_What this task involves:_ Your task is to quote the listing below exactly, beginning with its first line and ending on the line bearing "from bokeh.resources import INLINE".

******

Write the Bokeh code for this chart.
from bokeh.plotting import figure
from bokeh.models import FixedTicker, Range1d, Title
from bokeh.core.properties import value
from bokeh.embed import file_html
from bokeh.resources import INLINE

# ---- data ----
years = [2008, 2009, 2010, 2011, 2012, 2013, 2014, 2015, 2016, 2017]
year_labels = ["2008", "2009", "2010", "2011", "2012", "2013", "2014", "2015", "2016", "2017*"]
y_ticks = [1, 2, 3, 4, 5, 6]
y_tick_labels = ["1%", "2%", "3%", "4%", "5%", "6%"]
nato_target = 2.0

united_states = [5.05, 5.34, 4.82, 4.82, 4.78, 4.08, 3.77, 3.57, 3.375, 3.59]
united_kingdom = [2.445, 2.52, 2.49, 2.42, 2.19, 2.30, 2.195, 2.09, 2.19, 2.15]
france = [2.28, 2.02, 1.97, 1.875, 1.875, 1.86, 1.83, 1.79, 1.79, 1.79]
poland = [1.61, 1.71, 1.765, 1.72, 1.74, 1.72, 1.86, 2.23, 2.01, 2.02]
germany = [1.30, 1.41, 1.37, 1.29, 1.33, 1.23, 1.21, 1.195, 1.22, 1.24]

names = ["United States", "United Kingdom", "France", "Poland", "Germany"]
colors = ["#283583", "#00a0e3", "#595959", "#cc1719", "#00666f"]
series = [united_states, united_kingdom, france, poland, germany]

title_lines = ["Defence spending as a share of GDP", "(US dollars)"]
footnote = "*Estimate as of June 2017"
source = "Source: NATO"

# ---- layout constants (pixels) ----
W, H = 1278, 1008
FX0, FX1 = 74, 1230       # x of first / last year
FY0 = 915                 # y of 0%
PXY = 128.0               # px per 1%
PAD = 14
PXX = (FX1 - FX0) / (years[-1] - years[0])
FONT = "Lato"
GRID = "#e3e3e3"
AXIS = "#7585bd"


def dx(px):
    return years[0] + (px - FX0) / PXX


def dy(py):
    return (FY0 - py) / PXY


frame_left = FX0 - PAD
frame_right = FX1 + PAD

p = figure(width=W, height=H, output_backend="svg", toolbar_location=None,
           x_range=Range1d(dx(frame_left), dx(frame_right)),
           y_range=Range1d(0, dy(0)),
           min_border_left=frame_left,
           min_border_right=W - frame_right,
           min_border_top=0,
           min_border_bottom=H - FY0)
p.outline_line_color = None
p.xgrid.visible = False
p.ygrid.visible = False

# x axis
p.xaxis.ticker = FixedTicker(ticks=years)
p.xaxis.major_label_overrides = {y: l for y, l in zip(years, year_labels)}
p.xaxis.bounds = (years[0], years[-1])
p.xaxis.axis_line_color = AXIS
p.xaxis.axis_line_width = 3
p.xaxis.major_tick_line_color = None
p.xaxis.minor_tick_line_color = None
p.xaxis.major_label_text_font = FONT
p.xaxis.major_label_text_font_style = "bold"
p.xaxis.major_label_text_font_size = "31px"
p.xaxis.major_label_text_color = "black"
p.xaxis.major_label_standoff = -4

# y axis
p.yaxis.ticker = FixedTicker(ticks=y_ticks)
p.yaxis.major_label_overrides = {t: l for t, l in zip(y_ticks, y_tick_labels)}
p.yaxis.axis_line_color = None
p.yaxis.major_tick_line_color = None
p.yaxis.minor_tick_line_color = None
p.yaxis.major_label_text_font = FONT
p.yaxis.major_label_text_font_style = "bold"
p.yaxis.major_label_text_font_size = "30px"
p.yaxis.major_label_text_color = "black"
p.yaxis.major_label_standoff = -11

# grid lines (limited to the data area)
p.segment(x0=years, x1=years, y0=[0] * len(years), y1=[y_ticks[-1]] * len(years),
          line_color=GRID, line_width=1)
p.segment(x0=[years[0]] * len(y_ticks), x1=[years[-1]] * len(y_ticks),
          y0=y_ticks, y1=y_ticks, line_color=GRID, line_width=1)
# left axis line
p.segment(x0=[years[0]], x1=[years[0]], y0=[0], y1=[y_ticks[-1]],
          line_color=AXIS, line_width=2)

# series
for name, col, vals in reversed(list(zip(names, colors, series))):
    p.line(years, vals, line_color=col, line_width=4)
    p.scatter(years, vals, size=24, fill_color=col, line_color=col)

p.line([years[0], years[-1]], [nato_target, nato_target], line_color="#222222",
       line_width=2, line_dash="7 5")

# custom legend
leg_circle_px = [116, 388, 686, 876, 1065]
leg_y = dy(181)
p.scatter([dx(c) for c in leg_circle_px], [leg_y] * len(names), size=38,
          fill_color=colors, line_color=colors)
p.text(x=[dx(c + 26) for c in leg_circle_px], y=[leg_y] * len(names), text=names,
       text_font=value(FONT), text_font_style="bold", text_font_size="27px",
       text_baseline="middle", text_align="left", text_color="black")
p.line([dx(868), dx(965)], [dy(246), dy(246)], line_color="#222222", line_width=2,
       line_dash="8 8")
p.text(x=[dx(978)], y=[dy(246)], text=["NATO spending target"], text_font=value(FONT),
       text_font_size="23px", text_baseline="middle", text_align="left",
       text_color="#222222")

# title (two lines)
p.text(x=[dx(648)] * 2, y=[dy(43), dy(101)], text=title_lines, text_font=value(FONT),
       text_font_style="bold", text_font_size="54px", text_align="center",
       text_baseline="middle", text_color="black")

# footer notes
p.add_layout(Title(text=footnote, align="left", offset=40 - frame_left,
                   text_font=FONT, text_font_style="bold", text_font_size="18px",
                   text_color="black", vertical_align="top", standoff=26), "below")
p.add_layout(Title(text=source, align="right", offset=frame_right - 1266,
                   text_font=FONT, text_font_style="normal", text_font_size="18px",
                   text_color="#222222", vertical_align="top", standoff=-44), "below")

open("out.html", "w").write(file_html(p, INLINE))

******

_Solution for this task:_
Write the Bokeh code for this chart.
from bokeh.plotting import figure
from bokeh.models import FixedTicker, Range1d, Title
from bokeh.core.properties import value
from bokeh.embed import file_html
from bokeh.resources import INLINE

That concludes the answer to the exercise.